The fair wage proposed is $10 an hour, increasing with inflation and with an extra $1.50 if health insurance is not provided.

He expressed sympathy for the many New Yorkers and laborers throughout the nation making tough financial choices like “food or rent, clothing or electricity,” he said.

Martin Luther King Jr. was assassinated in Memphis, Tenn., on April 4, 1968, while standing on the balcony of his hotel room. He was in Memphis to support approximately 1,300 sanitation workers who were marching for better working conditions, including a better wage.

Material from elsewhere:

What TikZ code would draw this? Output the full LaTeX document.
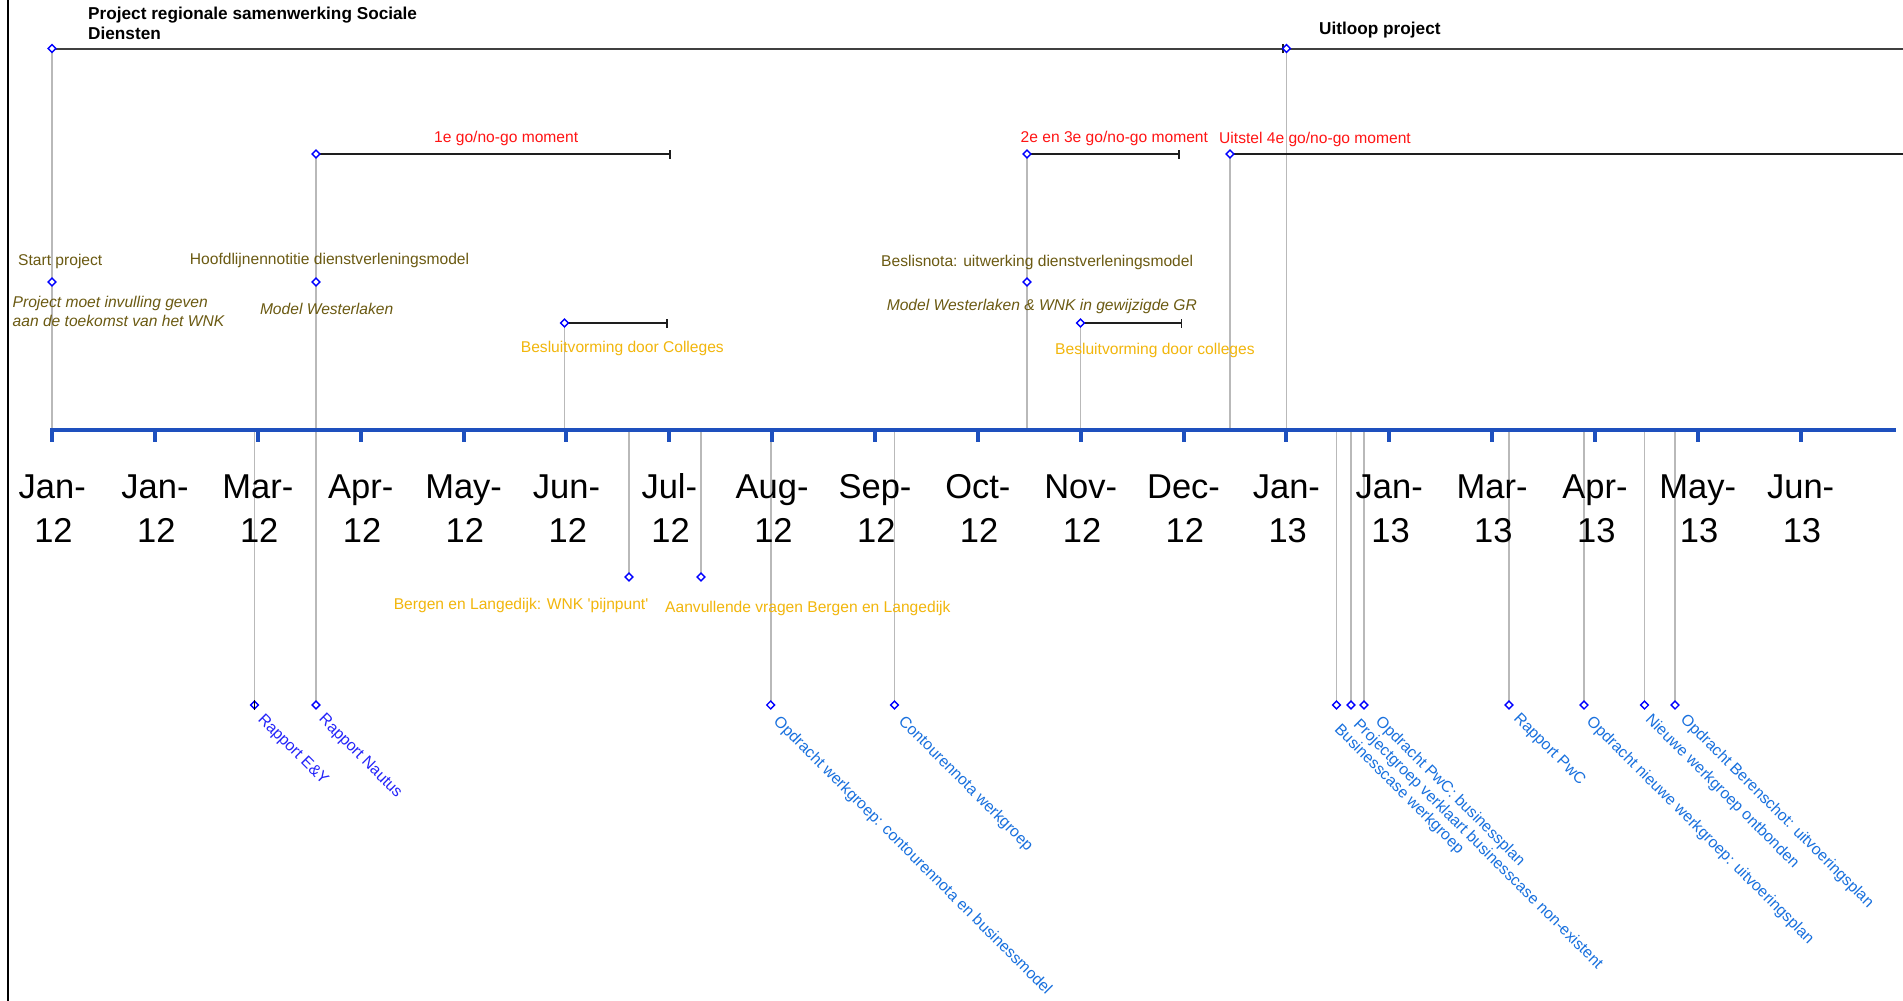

“What he was doing the day he was killed is often forgotten,” observed King. “On April 4, 1968, Dr. Martin Luther King Jr. was fighting for the creation of living wage jobs. In his view, it was both a moral necessity and a civil right that every working American should earn enough to live a decent life and not worry about basic survival.”

Hundreds of union workers rallied at City Hall Park, with hundreds of others marching across the Brooklyn Bridge to meet them. They invoked the passion of Martin Luther King Jr. for worker rights in light of the recent loss of collective bargaining rights in Wisconsin.

Vice president of the CWA, district one, Chris Shelton recounted how the sanitation workers King stood with in his final days marched to let the government and their employers know “I am a man,” and thus deserving of respect and fair wages.

“King was just as much a labor leader as a civil rights leader,” declared Shelton.